『サイバーパンク2077』の長く奇妙な旅路が、ついに終わりを迎えた。2020年の発売は、ゲーム業界でホラー話として語り継がれるほどひどいものだったが、その後は『No Man's Sky』も顔負けの
挽回を果たした。
『サイバーパンク2077』はこのほど、高く評価されたDLC『仮初めの自由』の発売と、大型アップデート2.0のリリースをもって、そのライフサイクルを終えた。今後は、バグ修正などを除き、アップデートは行われない。開発元のポーランド企業CD Projekt Red(CDPR)は、これからは『サイバーパンク2077 2(仮)』(あるいは『サイバーパンク2078』?)の開発に移行すると表明している。

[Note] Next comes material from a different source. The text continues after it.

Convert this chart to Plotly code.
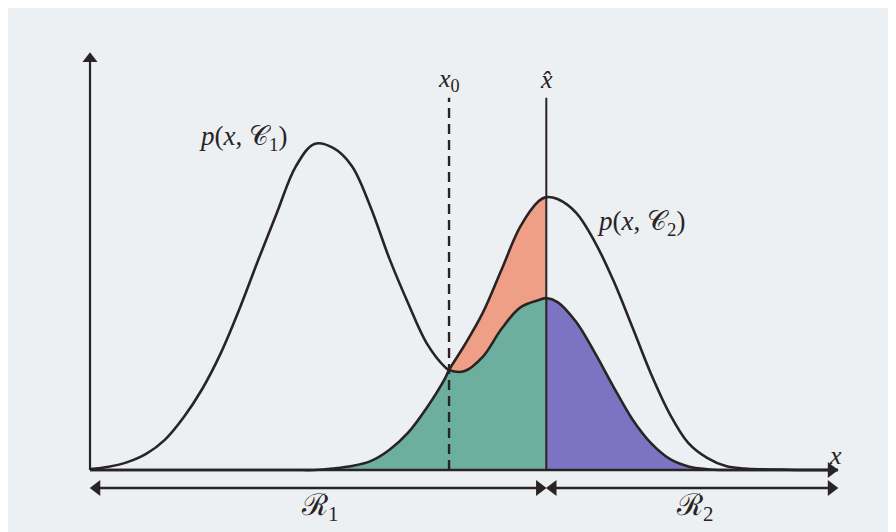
import plotly.graph_objects as go

# ---- data (arbitrary units) ----
x_grid = [0, 0.25, 0.5, 0.75, 1.0, 1.25, 1.5, 1.75, 2.0, 2.25, 2.5, 2.75, 3.0, 3.25,
          3.5, 3.75, 4.0, 4.25, 4.5, 4.75, 4.8, 5.0, 5.25, 5.5, 5.75, 6.0, 6.1, 6.25,
          6.5, 6.75, 7.0, 7.25, 7.5, 7.75, 8.0, 8.25, 8.5, 8.75, 9.0, 9.25, 9.5, 9.75, 10.0]

p_x_c1 = [0.003, 0.010, 0.024, 0.049, 0.092, 0.16, 0.247, 0.357, 0.492, 0.641, 0.785, 0.925,
          0.994, 0.982, 0.927, 0.802, 0.646, 0.510, 0.387, 0.313, 0.305, 0.301, 0.345, 0.43,
          0.495, 0.518, 0.524, 0.512, 0.451, 0.357, 0.253, 0.155, 0.082, 0.034, 0.011, 0.0025,
          0.0, 0.0, 0.0, 0.0, 0.0, 0.0, 0.0]

p_x_c2 = [0.0, 0.0, 0.0, 0.0, 0.0, 0.0, 0.0, 0.0, 0.0, 0.0, 0.0, 0.0, 0.0, 0.0045,
          0.012, 0.027, 0.061, 0.113, 0.189, 0.281, 0.305, 0.378, 0.479, 0.61, 0.741, 0.82,
          0.832, 0.826, 0.784, 0.695, 0.576, 0.436, 0.293, 0.171, 0.082, 0.037, 0.012, 0.0045,
          0.002, 0.001, 0.0, 0.0, 0.0]

x0_val = 4.8      # decision boundary x0
xhat_val = 6.1    # chosen boundary x-hat
x_axis_end = 10.0
y_axis_top = 1.274
region_arrow_y = -0.055

labels = {
    "c1": "<i>p</i>(<i>x</i>, 𝒞<sub>1</sub>)",
    "c2": "<i>p</i>(<i>x</i>, 𝒞<sub>2</sub>)",
    "x0": "<i>x</i><sub>0</sub>",
    "xhat": "<i>x̂</i>",
    "x": "<i>x</i>",
    "r1": "ℛ<sub>1</sub>",
    "r2": "ℛ<sub>2</sub>",
}

# ---- styles ----
INK = "#2a2324"
RED = "#ef9f86"
GREEN = "#6daf9f"
PURPLE = "#7c74c2"
BG = "#edf0f2"
FONT = "Liberation Serif"
HEAD = 0.09   # arrowhead inset (x units)
HEAD_Y = 0.02

i0 = x_grid.index(x0_val)
ih = x_grid.index(xhat_val)
lower = [min(a, b) for a, b in zip(p_x_c1, p_x_c2)]
upper = [max(a, b) for a, b in zip(p_x_c1, p_x_c2)]

fig = go.Figure()

# green region: under the lower envelope in R1
fig.add_trace(go.Scatter(x=x_grid[:ih + 1], y=lower[:ih + 1], mode="lines",
                         line=dict(width=0, shape="spline"), fill="tozeroy",
                         fillcolor=GREEN, hoverinfo="skip"))
# red region: between curves from x0 to x-hat
fig.add_trace(go.Scatter(x=x_grid[i0:ih + 1], y=lower[i0:ih + 1], mode="lines",
                         line=dict(width=0, shape="spline"), hoverinfo="skip"))
fig.add_trace(go.Scatter(x=x_grid[i0:ih + 1], y=upper[i0:ih + 1], mode="lines",
                         line=dict(width=0, shape="spline"), fill="tonexty",
                         fillcolor=RED, hoverinfo="skip"))
# purple region: under p(x,C1) in R2
fig.add_trace(go.Scatter(x=x_grid[ih:], y=p_x_c1[ih:], mode="lines",
                         line=dict(width=0, shape="spline"), fill="tozeroy",
                         fillcolor=PURPLE, hoverinfo="skip"))

# curves
fig.add_trace(go.Scatter(x=x_grid, y=p_x_c1, mode="lines",
                         line=dict(color=INK, width=2.6, shape="spline"), hoverinfo="skip"))
fig.add_trace(go.Scatter(x=x_grid, y=p_x_c2, mode="lines",
                         line=dict(color=INK, width=2.6, shape="spline"), hoverinfo="skip"))

# vertical lines
fig.add_trace(go.Scatter(x=[x0_val, x0_val], y=[0, 1.135], mode="lines",
                         line=dict(color=INK, width=2.4, dash="10px,6px"), hoverinfo="skip"))
fig.add_trace(go.Scatter(x=[xhat_val, xhat_val], y=[0, 1.135], mode="lines",
                         line=dict(color=INK, width=2.0), hoverinfo="skip"))

def seg(xs, ys, w=2.4):
    fig.add_trace(go.Scatter(x=xs, y=ys, mode="lines", line=dict(color=INK, width=w),
                             hoverinfo="skip"))

def heads(xs, ys, symbols, size=14):
    fig.add_trace(go.Scatter(x=xs, y=ys, mode="markers",
                             marker=dict(symbol=symbols, size=size, color=INK,
                                         line=dict(width=0)),
                             hoverinfo="skip"))

# axes
seg([0, x_axis_end - HEAD], [0, 0], 2.6)
seg([0, 0], [0, y_axis_top - HEAD_Y], 2.2)
heads([x_axis_end - HEAD], [0], ["triangle-right"])
heads([0], [y_axis_top - HEAD_Y], ["triangle-up"], 13)

# region arrows
seg([HEAD, xhat_val - HEAD], [region_arrow_y] * 2)
seg([xhat_val + HEAD, x_axis_end - HEAD], [region_arrow_y] * 2)
heads([HEAD, xhat_val - HEAD, xhat_val + HEAD, x_axis_end - HEAD], [region_arrow_y] * 4,
      ["triangle-left", "triangle-right", "triangle-left", "triangle-right"])

def label(key, x, y, size=27):
    fig.add_annotation(x=x, y=y, xref="x", yref="y", text=labels[key], showarrow=False,
                       font=dict(family=FONT, size=size, color=INK),
                       xanchor="center", yanchor="middle")

label("c1", 2.045, 1.012)
label("c2", 7.37, 0.753)
label("x0", x0_val, 1.19, 26)
label("xhat", xhat_val, 1.19, 26)
label("x", 9.96, 0.045, 26)
label("r1", 3.07, -0.113, 30)
label("r2", 8.09, -0.113, 30)

fig.update_layout(
    width=896, height=532, margin=dict(l=0, r=0, t=0, b=0),
    paper_bgcolor=BG, plot_bgcolor=BG, showlegend=False,
    xaxis=dict(range=[-1.0963, 10.882], visible=False, fixedrange=True),
    yaxis=dict(range=[-0.2134, 1.4085], visible=False, fixedrange=True),
)

fig.write_html("out.html")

ここで、1つの疑問が生じる。CDPRは時間をかけて『サイバーパンク2077』に必要だったものをしっかりと実行できた。なので続編は、第1作のようにひどい状態で発売した上で数年かけ改善していくのではなく、最初から良い状態でリリースできると信じられるほどにまでに、信頼を回復したと言えるのだろうか?
もちろん、CDPRが第1作ほどのお粗末な状態で新作を発売することは、二度とないだろう。そうなれば、もはや再起不能となる。だが、最近の罪滅ぼしを踏まえたとしても、懸念すべき点はいくつかある。
経営陣は変わらず
『サイバーパンク2077』で起きた問題の多くは、あのような状態での発売を許可した経営陣に責任がある。アダム・キシンスキ最高経営責任者(CEO)は当時、同作は前世代機でも「驚くほどうまく」動作すると太鼓判を押していた。また、共同創業者のマーチン・イウィンスキは謝罪ビデオで、発売時にあったとんでもないバグの数々を、開発チームが単に見逃していたと示唆した。にわかには信じがたい主張だ。イウィンスキはその後、共同CEOの座を降りて別の役職に就いたが、経営体制は完全には変わっていない。
ゲームエンジンの変更
CDPRは『サイバーパンク2077』の開発で、自前のゲームエンジン「REDengine」を使い、文字どおりゲーム史上最高のグラフィックを実現した。だが、『サイバーパンク2』を含む今後のプロジェクトでは、ゲームエンジンを「Unreal Engine 5」に変更すると発表している。REDengineがすべて無駄になるわけではなく、引き継げる部分もあるというが、それでも開発環境が大きく変わることには違いない。新たな技術的問題が発生する可能性があることは明らかだ。